Once you move passed the overblown rhetoric, Labor's commitment to reducing homelessness is not founded on the facts. In 2013-14 federal budget, Labor has not committed any funding beyond next year to homelessness. Instead, this government has allocated $159 million in 2013-14 for a one-year so-called Transitional National Partnership Agreement on Homelessness with the states and territories. The torturous process of renegotiating the program resulted in continued instability for homelessness service providers and Labor's last-minute, one-year deal to extend funding beyond 1 July 2013 is a bandaid solution that does not provide certainty for those services or the thousands of homeless people who rely upon them.
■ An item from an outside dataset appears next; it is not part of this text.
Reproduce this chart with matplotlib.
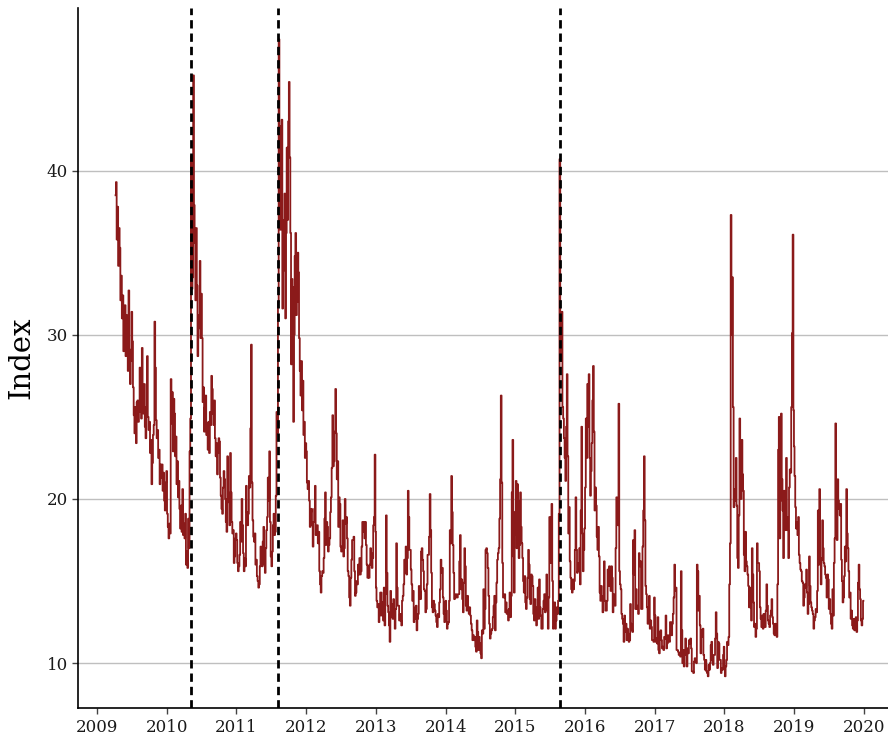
import matplotlib
matplotlib.use("Agg")
import matplotlib.pyplot as plt
import matplotlib.dates as mdates
import numpy as np
import pandas as pd

# ── Index closes, ~8 readings per month ────────────────────────────────────
vix_2009 = [  # from 7 Apr
    38.5, 39.3, 35.8, 37.8, 34.2, 36.5,
    35.3, 32.1, 33.6, 31.0, 32.4, 29.0, 30.5, 31.8,
    28.7, 31.2, 29.5, 27.8, 32.7, 29.1, 27.0, 28.4,
    31.4, 29.6, 26.8, 25.1, 24.0, 25.6, 23.4, 25.9,
    26.0, 24.7, 25.8, 28.0, 25.3, 24.9, 29.2, 26.3,
    25.2, 27.0, 24.4, 23.7, 25.6, 28.7, 25.0, 24.2,
    24.7, 22.8, 23.6, 20.9, 22.2, 23.9, 24.5, 30.8,
    28.0, 24.8, 23.7, 24.2, 22.5, 23.0, 20.9, 22.1,
    21.3, 22.1, 20.5, 21.6, 19.9, 19.3, 21.0, 21.7,
]
vix_2010 = [
    19.1, 18.3, 17.6, 18.5, 17.9, 27.3, 24.6, 26.5,
    22.9, 26.1, 25.2, 22.6, 23.8, 20.9, 22.3, 20.1,
    21.1, 19.4, 18.2, 19.6, 18.0, 20.6, 17.8, 18.5,
    17.6, 19.1, 16.0, 16.8, 15.8, 18.8, 17.0, 22.9,
    24.9, 40.9, 32.8, 33.5, 45.8, 37.9, 35.6, 32.1,
    36.5, 33.0, 28.7, 31.2, 30.4, 34.5, 29.8, 32.5,
    29.8, 25.9, 26.8, 24.1, 25.6, 26.3, 23.9, 24.6,
    23.0, 24.7, 22.8, 25.3, 24.5, 27.5, 26.7, 25.2,
    24.5, 26.0, 23.7, 22.6, 23.4, 21.5, 22.8, 23.7,
    23.5, 21.3, 20.2, 19.4, 19.1, 20.7, 21.7, 21.2,
    20.0, 18.6, 18.0, 22.6, 20.4, 19.8, 18.4, 22.8,
    20.4, 18.6, 17.9, 18.1, 16.1, 16.5, 17.6, 17.9,
]
vix_2011 = [
    17.5, 16.1, 15.6, 15.9, 16.6, 18.6, 17.4, 20.0,
    18.4, 16.7, 15.6, 16.4, 15.9, 20.8, 19.2, 18.4,
    19.1, 21.4, 20.7, 24.3, 29.4, 21.0, 18.7, 17.7,
    17.4, 17.9, 16.0, 16.3, 15.3, 15.0, 14.6, 14.8,
    15.9, 17.1, 16.6, 15.9, 17.4, 18.3, 16.0, 15.5,
    17.0, 18.1, 18.9, 21.3, 19.9, 22.9, 18.6, 16.5,
    15.9, 16.8, 18.4, 19.1, 17.8, 18.0, 20.2, 25.3,
    24.0, 32.0, 48.0, 39.0, 36.4, 42.7, 43.1, 31.6,
    33.9, 37.0, 38.6, 31.0, 36.2, 41.4, 37.0, 43.0,
    45.4, 40.8, 36.2, 28.2, 33.4, 32.9, 24.7, 30.0,
    34.8, 36.2, 31.2, 32.0, 35.0, 33.8, 29.8, 27.8,
    26.3, 28.4, 25.4, 27.2, 23.9, 24.7, 22.5, 23.4,
]
vix_2012 = [
    22.9, 21.0, 20.6, 21.1, 19.9, 18.3, 19.2, 19.4,
    18.4, 17.1, 18.6, 19.4, 20.8, 17.8, 18.2, 18.4,
    17.3, 18.0, 15.6, 14.8, 14.3, 15.3, 15.6, 15.5,
    16.4, 18.8, 20.4, 17.2, 18.6, 18.3, 16.8, 17.2,
    17.6, 19.2, 20.1, 21.9, 25.1, 22.0, 22.3, 24.1,
    26.7, 24.0, 21.2, 22.3, 18.3, 20.1, 19.7, 17.1,
    16.8, 17.1, 18.7, 16.5, 17.0, 20.0, 18.5, 18.9,
    17.6, 15.6, 15.3, 14.0, 13.5, 15.2, 16.3, 17.5,
    17.5, 17.7, 15.6, 14.1, 14.3, 15.0, 14.8, 16.0,
    15.4, 16.4, 15.4, 15.6, 17.1, 18.6, 18.0, 18.6,
    17.6, 18.6, 17.2, 16.0, 15.2, 15.9, 15.2, 16.0,
    17.0, 16.7, 15.8, 16.4, 18.4, 18.9, 22.7, 18.0,
]
vix_2013 = [
    14.6, 13.8, 13.4, 13.6, 12.5, 12.9, 14.3, 14.3,
    12.9, 13.7, 12.6, 14.6, 12.3, 14.2, 19.0, 15.5,
    13.5, 13.1, 12.3, 11.3, 14.4, 13.6, 12.8, 12.7,
    13.9, 13.0, 12.1, 13.3, 17.3, 14.6, 13.5, 13.5,
    12.6, 13.0, 12.6, 12.3, 13.8, 14.1, 14.8, 16.3,
    15.5, 17.1, 15.4, 16.4, 20.5, 18.9, 16.9, 16.9,
    15.7, 14.8, 13.8, 14.4, 12.5, 12.7, 13.4, 13.5,
    12.0, 12.7, 13.0, 14.7, 14.4, 13.9, 16.8, 17.0,
    16.3, 15.6, 14.5, 14.4, 13.1, 13.3, 14.8, 16.6,
    16.6, 17.7, 20.3, 18.1, 15.5, 13.4, 13.1, 13.8,
    13.6, 13.2, 12.9, 12.5, 12.2, 13.0, 12.8, 13.7,
    14.5, 16.3, 15.5, 15.8, 14.0, 13.0, 12.5, 13.7,
]
vix_2014 = [
    13.8, 13.2, 12.1, 12.4, 12.5, 13.8, 18.1, 17.3,
    21.4, 19.2, 17.2, 15.5, 13.9, 14.0, 14.2, 14.0,
    14.0, 14.2, 14.2, 16.2, 17.8, 14.5, 15.1, 13.9,
    13.1, 14.9, 17.0, 15.9, 13.5, 13.2, 14.1, 13.4,
    13.0, 13.4, 12.9, 12.4, 12.0, 11.4, 11.7, 11.4,
    11.6, 11.0, 10.7, 12.6, 11.9, 10.8, 11.6, 11.2,
    10.6, 10.3, 12.0, 11.8, 14.5, 12.1, 13.3, 16.9,
    17.0, 16.7, 15.8, 14.1, 12.4, 11.5, 11.8, 12.0,
    12.1, 12.8, 13.5, 14.1, 12.0, 13.7, 14.9, 16.3,
    16.7, 17.0, 18.8, 21.2, 26.3, 21.0, 16.1, 14.0,
    14.0, 14.2, 13.1, 13.7, 13.0, 13.2, 12.6, 13.3,
    14.3, 12.8, 14.1, 20.4, 23.6, 16.5, 14.3, 19.2,
]
vix_2015 = [
    17.8, 21.1, 17.0, 20.9, 19.9, 16.4, 17.2, 20.4,
    18.3, 17.3, 16.4, 15.0, 14.3, 15.3, 13.7, 13.3,
    14.0, 15.2, 16.9, 16.0, 13.9, 13.6, 15.4, 15.3,
    14.7, 13.0, 12.6, 13.9, 12.7, 12.3, 13.4, 14.6,
    12.7, 15.1, 13.4, 12.9, 12.1, 12.1, 13.3, 13.8,
    14.2, 13.1, 14.0, 15.4, 13.2, 12.1, 14.0, 18.9,
    16.1, 16.8, 19.7, 15.0, 12.1, 12.2, 13.7, 12.1,
    12.6, 13.4, 13.0, 13.8, 19.1, 40.7, 30.3, 28.4,
    31.4, 25.6, 24.9, 23.7, 22.5, 21.1, 24.4, 27.6,
    22.6, 17.9, 19.5, 16.2, 15.2, 14.5, 14.3, 15.1,
    14.5, 15.0, 16.9, 20.1, 16.9, 15.5, 15.6, 16.1,
    17.0, 14.8, 19.3, 24.4, 17.9, 15.6, 16.9, 18.2,
]
vix_2016 = [
    20.7, 24.9, 22.5, 27.0, 24.4, 27.6, 22.5, 20.2,
    21.7, 23.4, 26.0, 28.1, 24.1, 19.3, 20.7, 19.6,
    17.7, 16.9, 18.3, 16.5, 14.3, 13.8, 14.7, 13.9,
    13.1, 14.1, 16.2, 13.8, 13.2, 13.2, 13.8, 15.7,
    14.7, 15.9, 14.7, 14.4, 15.9, 15.2, 13.1, 14.2,
    14.0, 13.5, 17.0, 20.1, 19.4, 18.4, 25.8, 15.6,
    14.8, 14.5, 13.0, 12.7, 12.4, 11.3, 12.9, 11.9,
    12.4, 11.4, 12.1, 11.8, 11.3, 11.4, 13.6, 12.4,
    12.0, 11.9, 17.5, 15.4, 18.1, 13.3, 14.5, 13.3,
    13.5, 13.0, 16.7, 15.9, 16.2, 13.3, 13.3, 17.1,
    19.3, 22.6, 18.7, 14.7, 14.2, 13.4, 12.4, 13.3,
    14.1, 12.1, 12.6, 12.2, 11.4, 11.4, 11.3, 14.0,
]
vix_2017 = [
    12.9, 11.3, 11.5, 11.2, 12.8, 10.8, 10.6, 11.9,
    12.0, 11.4, 10.9, 11.0, 10.8, 11.6, 11.5, 12.9,
    10.9, 11.2, 11.7, 11.4, 11.3, 12.5, 12.5, 11.7,
    12.4, 13.0, 14.0, 16.0, 14.4, 14.6, 10.8, 10.8,
    10.7, 10.5, 10.6, 10.4, 15.6, 12.0, 10.0, 10.8,
    9.8, 10.5, 11.5, 10.9, 9.8, 10.9, 10.6, 11.4,
    11.2, 11.5, 10.9, 9.5, 9.5, 9.4, 10.1, 10.3,
    10.1, 10.0, 16.0, 15.6, 13.2, 14.1, 12.3, 10.6,
    12.0, 11.6, 12.1, 10.5, 10.2, 9.6, 10.2, 9.5,
    9.4, 9.2, 9.9, 9.6, 10.0, 11.1, 11.3, 10.2,
    9.9, 10.5, 10.5, 11.5, 13.1, 11.8, 9.7, 11.3,
    11.2, 10.2, 10.2, 9.4, 9.7, 9.6, 10.5, 11.0,
]
vix_2018 = [
    9.8, 9.2, 9.8, 10.2, 11.3, 11.1, 11.6, 14.8,
    17.3, 37.3, 30.0, 33.5, 25.6, 19.5, 20.6, 19.9,
    22.5, 19.6, 16.4, 15.8, 19.0, 24.9, 22.9, 20.0,
    23.6, 21.5, 20.5, 16.6, 15.6, 18.0, 16.2, 15.9,
    15.4, 14.7, 13.4, 14.6, 13.4, 12.6, 17.0, 15.4,
    13.7, 12.2, 12.4, 11.6, 12.1, 17.3, 16.1, 16.1,
    15.6, 13.4, 12.7, 12.2, 12.9, 12.1, 13.0, 13.0,
    12.2, 13.2, 14.8, 13.5, 12.6, 12.4, 12.2, 12.9,
    13.2, 13.9, 12.8, 12.4, 11.8, 11.7, 12.4, 12.1,
    11.6, 14.8, 23.0, 25.0, 17.6, 19.9, 25.2, 21.2,
    19.3, 16.4, 20.5, 20.1, 18.1, 22.5, 18.9, 18.1,
    16.4, 20.7, 21.8, 21.6, 25.6, 30.1, 36.1, 25.4,
]
vix_2019 = [
    23.2, 21.4, 19.5, 18.2, 18.6, 17.8, 18.9, 16.6,
    16.1, 15.7, 15.6, 15.0, 14.9, 13.5, 14.0, 14.8,
    14.6, 15.7, 14.3, 13.0, 13.6, 16.5, 14.7, 13.7,
    13.4, 13.2, 13.0, 12.1, 12.6, 12.8, 13.3, 13.1,
    14.4, 19.3, 16.0, 20.6, 16.4, 14.8, 16.3, 18.7,
    17.0, 16.1, 15.9, 15.4, 15.2, 14.0, 15.4, 15.1,
    13.3, 13.9, 13.0, 12.4, 12.1, 14.5, 12.9, 16.1,
    17.6, 24.6, 19.5, 17.5, 21.2, 19.9, 19.4, 19.0,
    19.7, 16.3, 15.0, 13.7, 14.0, 15.3, 17.1, 16.2,
    20.6, 17.9, 17.0, 15.6, 14.0, 14.3, 12.7, 13.2,
    12.3, 12.1, 12.7, 12.0, 12.5, 12.8, 11.9, 12.6,
    14.9, 16.0, 14.5, 13.9, 12.6, 12.3, 12.7, 13.8,
]

segments = [
    ("2009-04-07", vix_2009), ("2010-01-04", vix_2010), ("2011-01-03", vix_2011),
    ("2012-01-03", vix_2012), ("2013-01-02", vix_2013), ("2014-01-02", vix_2014),
    ("2015-01-02", vix_2015), ("2016-01-04", vix_2016), ("2017-01-03", vix_2017),
    ("2018-01-02", vix_2018), ("2019-01-02", vix_2019),
]

events = ["2010-05-06", "2011-08-08", "2015-08-24"]
yticks = [10, 20, 30, 40]
years = list(range(2009, 2021))

# ── build the series ───────────────────────────────────────────────────────
dates, values = [], []
for start, vals in segments:
    end = f"{start[:4]}-12-31"
    dates.append(pd.date_range(start, end, periods=len(vals)))
    values.extend(vals)
dates = dates[0].append(dates[1:])
values = np.array(values)

plt.rcParams.update({
    "font.family": "serif",
    "font.serif": ["DejaVu Serif"],
})

fig = plt.figure(figsize=(8.88, 7.34), dpi=100)
ax = fig.add_axes([0.088, 0.035, 0.912, 0.954])

# step drawing gives the dense vertical look of the daily series
ax.plot(dates, values, color="#8b1a1a", linewidth=1.3,
        drawstyle="steps-mid", zorder=2)
for ev in events:
    ax.axvline(pd.Timestamp(ev), color="black", linestyle=(0, (3, 1.8)),
               linewidth=2.0, zorder=3)

ax.set_ylim(7.25, 49.9)
ax.set_xlim(pd.Timestamp("2008-09-23"), pd.Timestamp("2020-05-08"))
ax.set_yticks(yticks)
ax.set_xticks([pd.Timestamp(f"{y}-01-01") for y in years])
ax.xaxis.set_major_formatter(mdates.DateFormatter("%Y"))

ax.grid(axis="y", color="#bfbfbf", linewidth=1.0, zorder=0)
ax.set_axisbelow(True)
for side in ("top", "right"):
    ax.spines[side].set_visible(False)
ax.spines["left"].set_linewidth(1.2)
ax.spines["bottom"].set_linewidth(1.2)
ax.tick_params(labelsize=12, length=4, width=1, color="#444444",
               labelcolor="#1a1a1a")
ax.set_ylabel("Index", fontsize=21, labelpad=8)

fig.savefig("out.png", dpi=100)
In addition, Labor has negotiated funding arrangements for homelessness so badly that it has made it all but impossible to know if the reforms are working at all. Under Labor, the future of homelessness funding in Australia will remain uncertain beyond mid-2014. This government has allocated nothing in the forward estimates to fund vital homelessness services across the country.

The coalition, as I said, will not oppose this bill, but we do not believe the wordy sentiments it expresses will make any difference to thousands of homeless Australians out in the streets in the towns, the cities and rural areas of Australia. The coalition is committed to supporting the homeless in more than words. We are committed to combatting the many and complex causes of homelessness, supporting homeless Australians with real, practical assistance and preventing even more Australians from falling into homelessness. Unfortunately we cannot wave a magic wand and make homelessness go away. Setting arbitrary targets and making big promises to solve the plight of our under-privileged is not the best approach, because we simply cannot comprehend the complex nature of the issues which they face. These can include domestic violence, substance abuse, mental illness and economic circumstances such as the sudden loss of a job. A coalition government, if elected, would streamline homelessness services and cut red tape for providers, along with providing a $1.5 billion package for mental health problems.